We’re going to reduce from One in Three 3SAT.  Each variable will be represented as a pair of vertices xi and xia, connected by a weight 1 edge.  The negation of the variable (~xi and ~xia) will also be vertices and also connected by a weight 1 edge.  The vertices xi and ~xi will be connected by a “large” edge of weight 10.

From each clause, we build up a component of a graph that looks like this:

The weights of 10 and 1 might not be right, think of them as “large” and “small” weights.  Each of the xi variables corresponds to the actual variables in the formula, we only include the variables that correspond to the clause we’re looking at.

(One thing I did wrong was to assume that player 1 loses if the edge cost goes over B.  So in what follows, player 1 is trying to keep the score low.  We can fix this by making it player 2’s turn and swapping the roles)

The idea is that player 1 will choose either the x1-x1a edge or the ~x1-~x1a edge to “fix” the value of the first variable.  If the variable shows up in the clause (for example, they chose the x1-x1a edge in the diagram above), this will eliminate the edges (x1a,c1), (x1a, x2a), and (x1a, x3a) from being able to be chosen.

Then player 2 will want to choose an “expensive” edge.  He’ll choose the edge (x2a,x3a)

Then we’ll move on to the next variable.  It’s again player 1’s turn to decide on a setting of x2.

The idea is that each clause will have it’s “ci” vertex connect to that central “home” vertex by an expensive edge, so if after all of the variables have been given their values, there still is an edge to the home vertex, it will be chosen, and that amount will be the amount that sends the total cost over the bound.  (So right now, I’m thinking of the bound being something like 11*N +1 for a problem with N variables, at least until the extra things below get added).

What still needs to be done is the detail work (and probably extra edges and vertices) to ensure that players have to choose the edges in the order I specify (i.e., not doing so loses a player the game immediately).  It’s entirely possible that doing so will make this whole construction wrong.  But I like the idea behind it, at least

Difficulty: N/A.  I don’t want to call this a 10, even though it stumped me.  I think if my idea is right, it’s not that hard.

Alternating Hitting Set

I think this might be the last of the problems we do from the Schaefer paper we’ve used so much recently.

The problem: Alternating Hitting Set.  This is problem GP7 in the appendix.

The description: Given some universe set B, and a collection C of subsets of B.  Players take turns choosing an element from B.  Once enough elements are chosen to make all sets in C have at least one element chosen, the player who made that move loses.  Does player 1 have a forced win?

Example: Let B= {1,2,3}, and C = {{1,2,3}, {2,3}, {1,3}, {1,2}}.  Player 1 can win by choosing 1, which hits all sets in C except {2,3}.  Since player 2 has to pick either a 2 or 3, they will hit that set and lose.

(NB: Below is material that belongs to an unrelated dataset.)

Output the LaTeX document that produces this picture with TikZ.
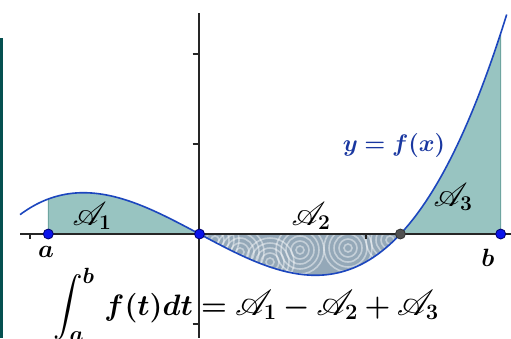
\RequirePackage{fix-cm}
\documentclass[tikz,border=0pt]{standalone}
\usepackage{amsmath,amssymb,bm}
\DeclareFontFamily{U}{rsfs}{\skewchar\font127 }
\DeclareFontShape{U}{rsfs}{m}{n}{<-> s*[1.22] rsfs10}{}
\usepackage{mathrsfs}
\DeclareMathSizes{27}{27}{21}{16}
\DeclareMathSizes{29.5}{29.5}{22}{17}
\definecolor{tealfill}{RGB}{152,196,193}
\definecolor{tealedge}{RGB}{110,165,160}
\definecolor{curveblue}{RGB}{28,70,190}
\definecolor{labelblue}{RGB}{25,55,160}
\definecolor{ptblue}{RGB}{10,20,235}
\definecolor{ptedge}{RGB}{0,0,110}
\definecolor{ptgray}{RGB}{80,80,80}
\definecolor{leftbar}{RGB}{5,80,80}
\definecolor{texbase}{RGB}{148,168,184}
\newcommand\scrA[1]{\mathscr{A}_{\mathbf{#1}}}
\tikzset{
  axisline/.style={line width=1.8pt, draw=black!85},
  tickmark/.style={line width=1.4pt, draw=black!85},
  curveline/.style={line width=1.6pt, draw=curveblue},
  areafill/.style={fill=tealfill},
  vedge/.style={line width=1pt, draw=tealedge},
  bluedot/.style={circle, inner sep=0pt, minimum size=10pt, line width=0.8pt, draw=ptedge, fill=ptblue},
  graydot/.style={circle, inner sep=0pt, minimum size=10pt, line width=0.8pt, draw=black!80, fill=ptgray},
  swirl/.style={draw=white, opacity=0.45, line width=1.6pt},
  lbltext/.style={inner sep=0pt, font=\fontsize{25}{30}\selectfont},
  arealbl/.style={inner sep=0pt, font=\fontsize{27}{32}\selectfont}
}
\begin{document}
\begin{tikzpicture}[x=1pt,y=-1pt,declare function={f(\u)=0.697*\u*(\u*\u-1.43);}]
\useasboundingbox (0,0) rectangle (511,338);
\fill[white] (0,0) rectangle (511,338);
\fill[leftbar] (0,38) rectangle (3,338);

% areas
\fill[areafill] (48.3,234) -- plot[domain=-0.900:0,samples=40] ({199.5+168*\x},{234-90*f(\x)}) -- cycle;
\fill[areafill] (400.4,234) -- plot[domain=1.196:1.793,samples=40] ({199.5+168*\x},{234-90*f(\x)}) -- (500.7,234) -- cycle;
\begin{scope}
  \clip (199.5,234) -- plot[domain=0:1.196,samples=50] ({199.5+168*\x},{234-90*f(\x)}) -- cycle;
  \fill[texbase] (199,230) rectangle (402,280);
  \foreach \cx/\cy in {240/252, 300/250, 348/248, 390/240, 270/262, 215/240} {
    \foreach \r in {4,9,14,19,24} {
      \draw[swirl] (\cx,\cy) circle (\r);
    }
  }
\end{scope}
\draw[vedge] (48.3,234) -- ({199.5+168*(-0.900)},{234-90*f(-0.900)});
\draw[vedge] (500.7,234) -- ({199.5+168*1.793},{234-90*f(1.793)});

% axes
\draw[axisline] (20,234) -- (511,234);
\draw[axisline] (199,13) -- (199,338);
\foreach \yy in {54,144,324} \draw[tickmark] (192.5,\yy) -- (199,\yy);
\foreach \xx in {30,366} \draw[tickmark] (\xx,234) -- (\xx,239);

% curve
\draw[curveline] plot[domain=-1.068:1.83,samples=150] ({199.5+168*\x},{234-90*f(\x)});

% points
\node[bluedot] (pa) at (48.3,234) {};
\node[bluedot] (po) at (199.5,234) {};
\node[graydot] (pc) at (400.4,234) {};
\node[bluedot] (pb) at (500.7,234) {};

% labels
\node[lbltext] (la) at (46,252) {$\bm{a}$};
\node[lbltext] (lb) at (488,258) {$\bm{b}$};
\node[arealbl] (A1) at (92,216) {$\scrA{1}$};
\node[arealbl] (A2) at (311,216) {$\scrA{2}$};
\node[arealbl] (A3) at (453,197) {$\scrA{3}$};
\node[inner sep=0pt, font=\fontsize{24}{28}\selectfont, text=labelblue] (yf) at (394,145) {$\bm{y}\mathrel{\bm{=}}\bm{f(x)}$};
\node[inner sep=0pt, anchor=base west, font=\fontsize{29.5}{34}\selectfont] (formula) at (53,315)
  {$\displaystyle\int_{\bm a}^{\bm b}\, \bm{f(t)dt} \mathrel{\bm{=}} \scrA{1} \mathbin{\bm{-}} \scrA{2} \mathbin{\bm{+}} \scrA{3}$};
\end{tikzpicture}
\end{document}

Reduction: Schaefer remarks that this is just a special case of Variable Partition Truth Assignment. with sets instead of variables.  Here’s how that goes:

Suppose we have an instance of Variable Partition Truth Assignment, so a CNF formula with all positive variables.  We just create a set B with one element per variable, and the clauses become the sets in C.  Then picking an element of B is the same as setting a variable to true.  Hitting a set in C is the same as making the clause true.

Difficulty: 3.  Maybe this problem is close enough to Variable Partition Truth Assignment that it didn’t need its own article.  On the other hand, it’s nice to see an easy reduction for once.